DBRS Upgrades Canada Guaranty Rating to AA (low), Trend Stable
Insurance OrganizationsDBRS has today upgraded the Financial Strength rating of Canada Guaranty Mortgage Insurance Company (Canada Guaranty or the Company, formerly AIG United Guaranty Mortgage Insurance Company Canada (AIGUG Canada)), to AA (low) from A (high). The trend is Stable.
The Company has been Under Review with Positive Implications since the announcement of the sale of AIGUG Canada on January 5, 2010. The upgrade reflects DBRS’s review of the Company’s capital adequacy as of the end of 2010 in the context of its existing portfolio of mortgage insurance policies and certain qualitative considerations. While the initial rating assessment of the Company based on the calculation of capital adequacy using the DBRS RMBS model and the Company’s available capital suggests a AA (high) rating, there are a number of qualitative aspects that have caused DBRS to reduce the Company’s rating by two notches to reflect the Company’s start-up nature, including the lack of critical scale, the absence of sustained profitability, and the relatively unseasoned nature of its insurance liabilities.
With new ownership and a new business strategy, the Company resembles a start-up operation. DBRS nevertheless believes that the Company is being built on relatively strong foundations. The experienced management team is largely unchanged following the sale. The Company will retain and continue to use the technological platform that was built at some cost to American International Group, Inc. (AIG). Despite a transition to the Company’s own operating platform, Canada Guaranty is expected to maintain the best controls and risk management processes of its former parent, while disassociating itself from any legacy credit concerns.
Building meaningful market share will be difficult, starting from a position of sub-optimal scale. However, the Company is targeting select prime mortgage origination customers, which will limit the costs and risks of market share expansion. The Company can be expected to achieve reasonable underwriting profitability with very modest gains in market share (currently estimated at just over 3% of new business written in Canada). Canada Guaranty is targeting a modest market share in the near term, which DBRS expects should be achievable given its evolving lender counterparty relationships.
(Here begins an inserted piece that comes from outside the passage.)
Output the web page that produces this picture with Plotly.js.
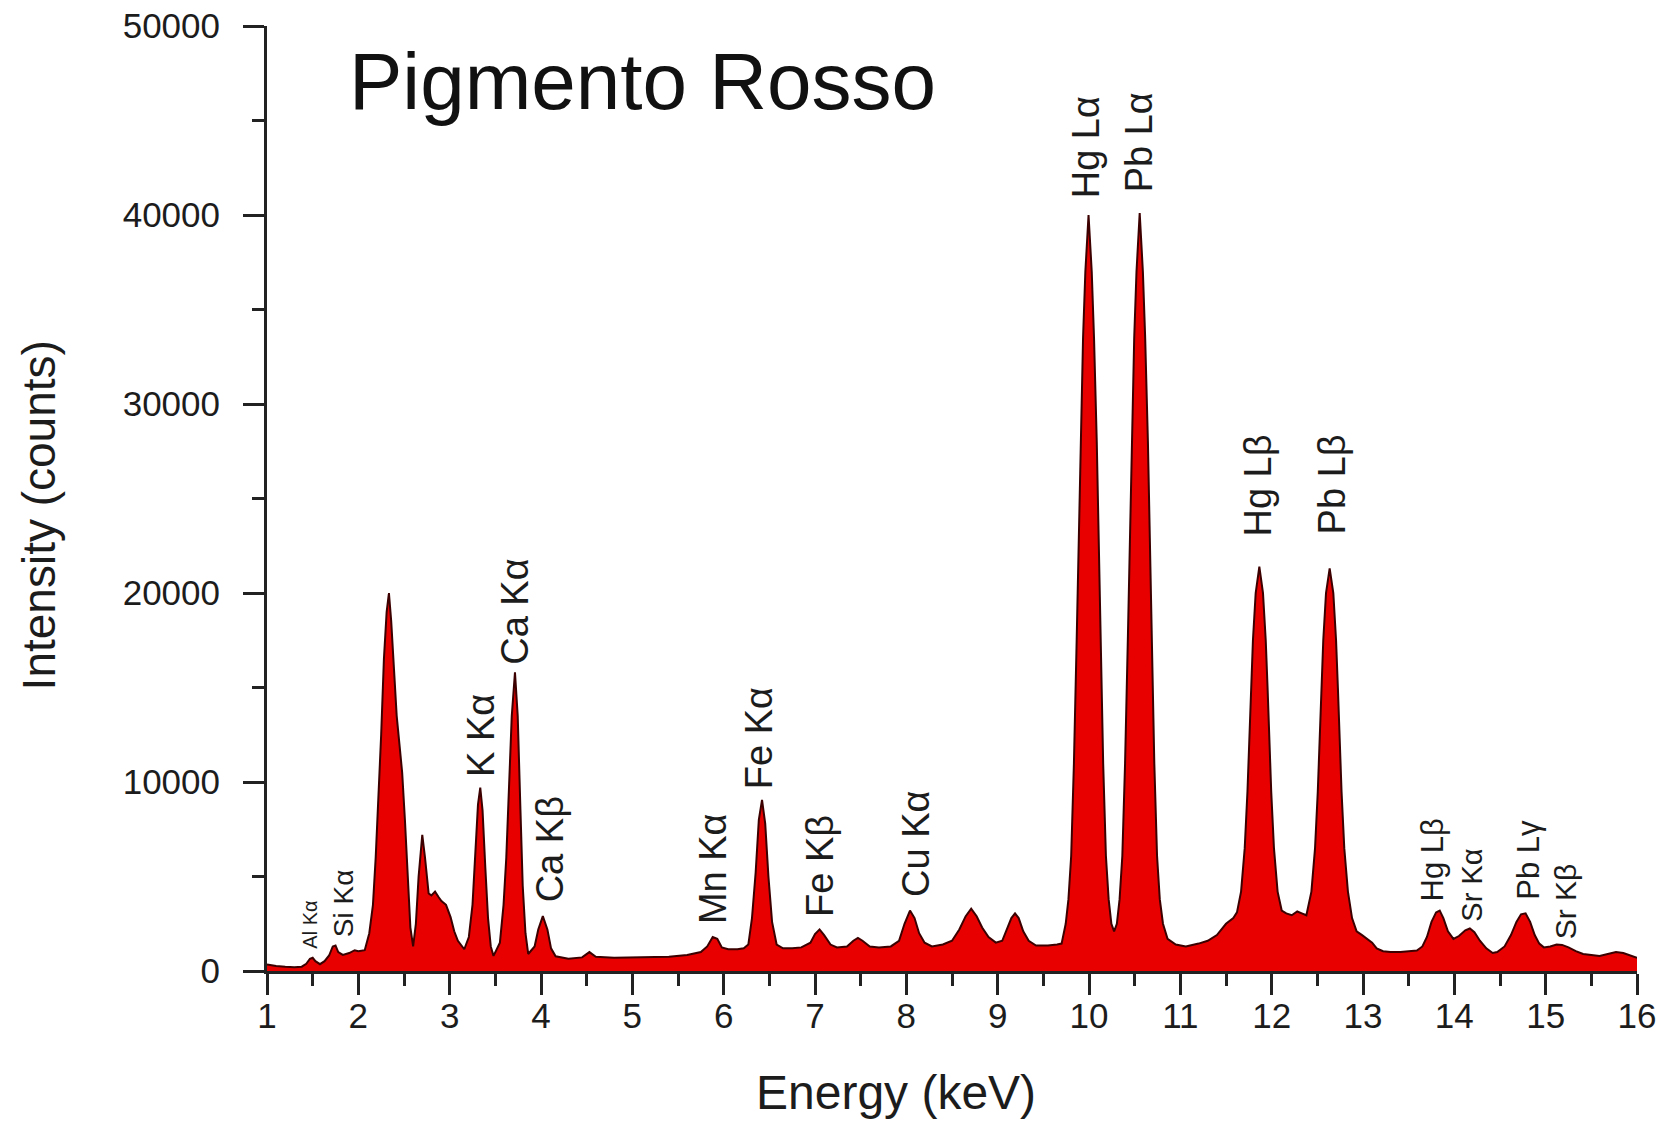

The Company’s existing book of business was largely put in place in 2007 and 2008 at the top of the economic and housing cycles. The subsequent economic slowdown had a disproportionate adverse impact on the Company’s financial results in 2009. DBRS expects the Company’s reported loss ratio to continue to improve as the broader economy continues to recover and delinquencies decline. The recession may have accelerated paid losses, and much of the deterioration in loss ratio in 2009 resulted from a $43 million increase in loss reserves under AIG, ownership which assumed more adverse U.S. loss experience. Following the sale of the Company by AIG in early 2010, there was favourable reserve development in 2010 of $7.6 million. Correspondingly, even though paid losses continued to increase in 2010, the net loss incurred, including reserve adjustments, fell significantly so that the Company reported a much smaller underwriting loss in 2010 and a profit for the year after investment income is included.
DBRS estimates that following ten years of increases, Canadian house prices remain close to 30% in excess of their normal range relative to personal incomes and the rental market. (See recent DBRS Industry Study, Renovations Underway: Housing Markets, Residential Mortgages and Household Leverage in Canada, published in May 2010.) Given Canadian consumer debt loads, rising interest rates could result in a correction in house prices – especially if accompanied by a slowing economy. Such a development could cause the Company to return to a loss-making position, requiring additional capital injections from shareholders. This capital would be available to offset the adverse impact of any subsequent deterioration in loss experience.
The Stable trend assigned to the Company’s rating reflects an assumption that the Company’s shareholders will maintain its healthy capital adequacy under the DBRS methodology, as well as under the federal regulator’s MCT requirement. Moderate near-term growth expected in the Company’s insurance portfolio should be funded through organic capital generation. Under the new ownership, business plan and government guidelines for mortgage insurance, the Company will be underwriting more conservative mortgages while dealing with more prime mortgage originators than in its early years. Subject to Canada Guaranty’s growth rate, the policy portfolio is therefore expected to become less risky as new business is written and older business runs off.
Notes:
All figures are in Canadian dollars unless otherwise noted.
The applicable methodology is Rating Mortgage Insurance Companies in Canada, which can be found on our website under Methodologies.